We're seeing a diversity of uses of deepfakes. On the one hand they are used by regimes to further advance accounts that may not be true, but at the same time, they can also be used by activists who want to put out a message.
In Cameroon, for example, activists published deep fake footage of the French ambassador to Cameroon saying things like “Cameroon belongs to France.”
It is obviously a fake, and even the activists sharing it did so saying, “This is a deepfake, France finally recognizes that Cameroon is a colony.”
So for us it was an interesting example because we have been advocating for closer attention to the impacts of deepfakes on the governance of the country. At the same time we are questioning the extent to which they can actually be used in the frame of freedom of expression—in this case as satire to reveal a very problematic colonial relationship between countries.
Whose responsibility are these fakes? The people circulating them? Or platforms like Facebook?
Increasingly, whether Facebook likes it or not and whether Zuckerberg likes it or not, platforms have responsibility.
Especially in the global South—you cannot want to scale your product and have your product in a market that is obviously profitable, probably the most profitable in the years to come, without accepting the political responsibility that comes with that.
We don’t think this should be done arbitrarily. But there are international human rights texts that do provide very good guidance.
For instance, in the case of the debate that we're having internally at the moment [about deepfakes used by activists]: What do international texts say about satire? They protect the right to caricature, especially towards public figures.
So, we think that by looking to international guidance we can have an idea of how these types of content could be treated by platforms so they don't have to decide based on internal rules which are not visible to the general public and cannot be affected by the general public.
Hopefully, when it comes to be deepfakes, there will be some transparency because our fear is that like anything else, [practices put in place] in the name of fighting disinformation will actively fight genuine, authentic voices and important voices, especially in places where the debate is not open.
Yes, one of the things that we've seen is that in the wake of conversations about fake news, is that countries around the world have passed legislation against fake news. These end up just targeting journalists or opposition members, and in fact, putting a damper on free speech.
This has been a trend.
That binary approach--of “fake news” versus not fake news--when it comes to disinformation is very disturbing for us, because we know it's limited, and it can overshadow the good things that could have come with [more scrutiny].
How might organizations approach disinformation and deepfakes?
One thing that we saw in the case of Gabon is that it is important for both platforms and information networks to work with activists located in those countries.
This is especially important in cases where activists suspect that the government has published a deepfake, but they cannot prove it because they don’t have the necessary capability. It’s important for researchers in Northern universities to work and listen to what activists are saying.
There should also be more training on how to identify deepfakes, but again it’s important to have collaboration to bring data and science to what they are saying. It protects activists.

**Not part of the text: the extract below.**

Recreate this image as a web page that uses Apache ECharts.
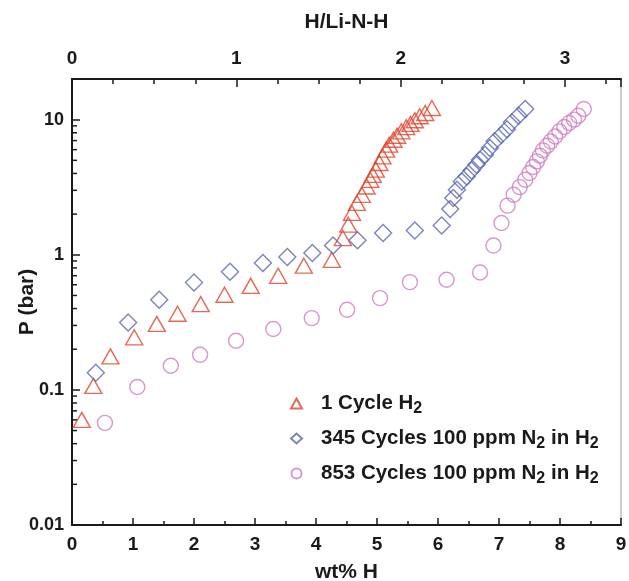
<!DOCTYPE html>
<html>
<head>
<meta charset="utf-8">
<script src="https://cdn.jsdelivr.net/npm/echarts@6/dist/echarts.min.js"></script>
<style>
  html, body { margin: 0; padding: 0; background: #fff; }
  #chart { width: 629px; height: 581px; }
</style>
</head>
<body>
<div id="chart"></div>
<script>
// wt% H and P (bar)
const cycle1 = [
  [0.16, 0.060], [0.35, 0.107], [0.63, 0.177], [1.02, 0.245], [1.39, 0.308],
  [1.73, 0.366], [2.11, 0.431], [2.50, 0.506], [2.93, 0.589], [3.38, 0.699],
  [3.80, 0.83], [4.26, 0.918], [4.44, 1.33], [4.53, 1.67], [4.59, 2.04],
  [4.67, 2.42], [4.75, 2.78], [4.83, 3.2], [4.89, 3.59], [4.93, 3.9],
  [4.98, 4.27], [5.04, 4.78], [5.09, 5.35], [5.15, 6.0], [5.20, 6.53],
  [5.27, 7.1], [5.33, 7.6], [5.40, 8.2], [5.48, 8.8], [5.55, 9.3],
  [5.62, 9.9], [5.70, 10.6], [5.79, 11.2], [5.90, 12.2]
]
const cycle345 = [
  [0.39, 0.134], [0.92, 0.315], [1.43, 0.464], [2.00, 0.624], [2.59, 0.75],
  [3.13, 0.869], [3.53, 0.962], [3.94, 1.03], [4.28, 1.17], [4.68, 1.28],
  [5.10, 1.45], [5.62, 1.51], [6.06, 1.65], [6.20, 2.18], [6.25, 2.63],
  [6.31, 3.03], [6.39, 3.49], [6.47, 3.8], [6.55, 4.21], [6.63, 4.64],
  [6.69, 5.06], [6.77, 5.51], [6.85, 6.17], [6.93, 6.91], [7.04, 7.74],
  [7.13, 8.5], [7.21, 9.55], [7.32, 10.7], [7.43, 12.0]
]
const cycle853 = [
  [0.54, 0.057], [1.07, 0.105], [1.62, 0.151], [2.10, 0.182], [2.69, 0.231],
  [3.30, 0.282], [3.93, 0.34], [4.51, 0.392], [5.05, 0.478], [5.54, 0.628],
  [6.14, 0.653], [6.69, 0.74], [6.91, 1.17], [7.04, 1.72], [7.14, 2.31],
  [7.24, 2.78], [7.34, 3.17], [7.43, 3.59], [7.50, 4.03], [7.56, 4.46],
  [7.62, 4.91], [7.67, 5.41], [7.72, 5.93], [7.79, 6.42], [7.85, 6.91],
  [7.92, 7.51], [7.99, 8.19], [8.07, 8.83], [8.15, 9.46], [8.23, 10.0],
  [8.30, 10.7], [8.39, 12.0]
]
const seriesNames = ['1 Cycle H{s|2}', '345 Cycles 100 ppm N{s|2} in H{s|2}', '853 Cycles 100 ppm N{s|2} in H{s|2}']
const yMajor = [0.01, 0.1, 1, 10]
// log minor ticks 2..9 of each decade
const yMinor = [0.02, 0.03, 0.04, 0.05, 0.06, 0.07, 0.08, 0.09,
  0.2, 0.3, 0.4, 0.5, 0.6, 0.7, 0.8, 0.9,
  2, 3, 4, 5, 6, 7, 8, 9]

const font = '"Liberation Sans", Arial, sans-serif'
const ink = '#1a1a1a'

const chart = echarts.init(document.getElementById('chart'))

chart.setOption({
  animation: false,
  backgroundColor: '#fff',
  grid: {
    left: 72, right: 8, top: 79, bottom: 56,
    outerBoundsMode: 'none',
    containLabel: false,
    show: true, borderColor: '#9a9a9a', borderWidth: 1
  },
  legend: {
    orient: 'vertical',
    left: 285,
    top: 384,
    itemWidth: 11,
    itemHeight: 10,
    itemGap: 7,
    data: seriesNames,
    formatter: name => '{g|}' + name,
    textStyle: {
      fontFamily: font, fontWeight: 'bold', fontSize: 20.5, color: ink,
      lineHeight: 27,
      rich: {
        g: { width: 14 },
        s: { fontFamily: font, fontWeight: 'bold', fontSize: 16, color: ink, verticalAlign: 'bottom', lineHeight: 18, padding: [12, 0, 0, 0] }
      }
    }
  },
  xAxis: [{
    type: 'value',
    min: 0, max: 9, interval: 1,
    name: 'wt% H',
    nameLocation: 'middle',
    nameGap: 37,
    nameMoveOverlap: false,
    nameTextStyle: { fontFamily: font, fontWeight: 'bold', fontSize: 21, color: ink },
    axisLine: { lineStyle: { color: ink, width: 2 } },
    axisTick: { inside: true, length: 7, lineStyle: { color: ink, width: 1.5 } },
    minorTick: { show: true, splitNumber: 2, length: 4, lineStyle: { color: ink, width: 1.5 } },
    axisLabel: { margin: 10, fontFamily: font, fontWeight: 'bold', fontSize: 19, color: ink },
    splitLine: { show: false }
  }, {
    type: 'value',
    position: 'top',
    min: 0, max: 3.34, interval: 1,
    name: 'H/Li-N-H',
    nameLocation: 'middle',
    nameGap: 46,
    nameMoveOverlap: false,
    nameTextStyle: { fontFamily: font, fontWeight: 'bold', fontSize: 21, color: ink },
    axisLine: { lineStyle: { color: ink, width: 2 } },
    axisTick: { inside: true, length: 8, lineStyle: { color: ink, width: 1.5 } },
    minorTick: { show: true, splitNumber: 4, length: 5, lineStyle: { color: ink, width: 1.5 } },
    axisLabel: { margin: 11, fontFamily: font, fontWeight: 'bold', fontSize: 19, color: ink, showMaxLabel: false },
    splitLine: { show: false }
  }],
  yAxis: {
    type: 'log',
    logBase: 10,
    min: 0.01, max: 20,
    name: 'P (bar)',
    nameLocation: 'middle',
    nameGap: 34,
    nameMoveOverlap: false,
    nameTextStyle: { fontFamily: font, fontWeight: 'bold', fontSize: 21, color: ink },
    axisLine: { lineStyle: { color: ink, width: 2 } },
    axisTick: { inside: true, length: 8, lineStyle: { color: ink, width: 1.5 } },
    axisLabel: {
      margin: 8, fontFamily: font, fontWeight: 'bold', fontSize: 18, color: ink,
      showMaxLabel: false,
      formatter: v => yMajor.some(m => Math.abs(m - v) / m < 1e-6) ? String(v) : ''
    },
    splitLine: { show: false }
  },
  series: [{
    name: seriesNames[0],
    type: 'scatter',
    symbol: 'triangle',
    symbolSize: [17, 15],
    itemStyle: { color: 'rgba(255,255,255,0)', borderColor: '#e0442a', borderWidth: 1.4 },
    data: cycle1
  }, {
    name: seriesNames[1],
    type: 'scatter',
    symbol: 'diamond',
    symbolSize: [17, 17],
    itemStyle: { color: 'rgba(255,255,255,0)', borderColor: '#5a64b2', borderWidth: 1.4 },
    data: cycle345
  }, {
    name: seriesNames[2],
    type: 'scatter',
    symbol: 'circle',
    symbolSize: 15,
    itemStyle: { color: 'rgba(255,255,255,0)', borderColor: '#cd7ec0', borderWidth: 1.4 },
    data: cycle853
  }, {
    // minor ticks of the log axis, placed through the axis scale
    type: 'custom',
    silent: true,
    clip: false,
    data: yMinor.map(v => [0, v]),
    renderItem: (params, api) => {
      const p = api.coord([api.value(0), api.value(1)])
      return {
        type: 'line',
        shape: { x1: p[0], y1: p[1], x2: p[0] + 5, y2: p[1] },
        style: { stroke: ink, lineWidth: 1.5 }
      }
    }
  }]
})
</script>
</body>
</html>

This is something that we’ve done in another area: the issue of internet shutdowns.
We will take the risk of saying, we suspect there's a shutdown. We have tools which can look at the state of the network globally and see whether or not there is a problem in a country. By having this, it prevents [activists] from being accused of publishing false information.
So more science, and more sharing.
Julie Owono is a lawyer and the executive director of Paris-based digital rights organization Internet Sans Frontières.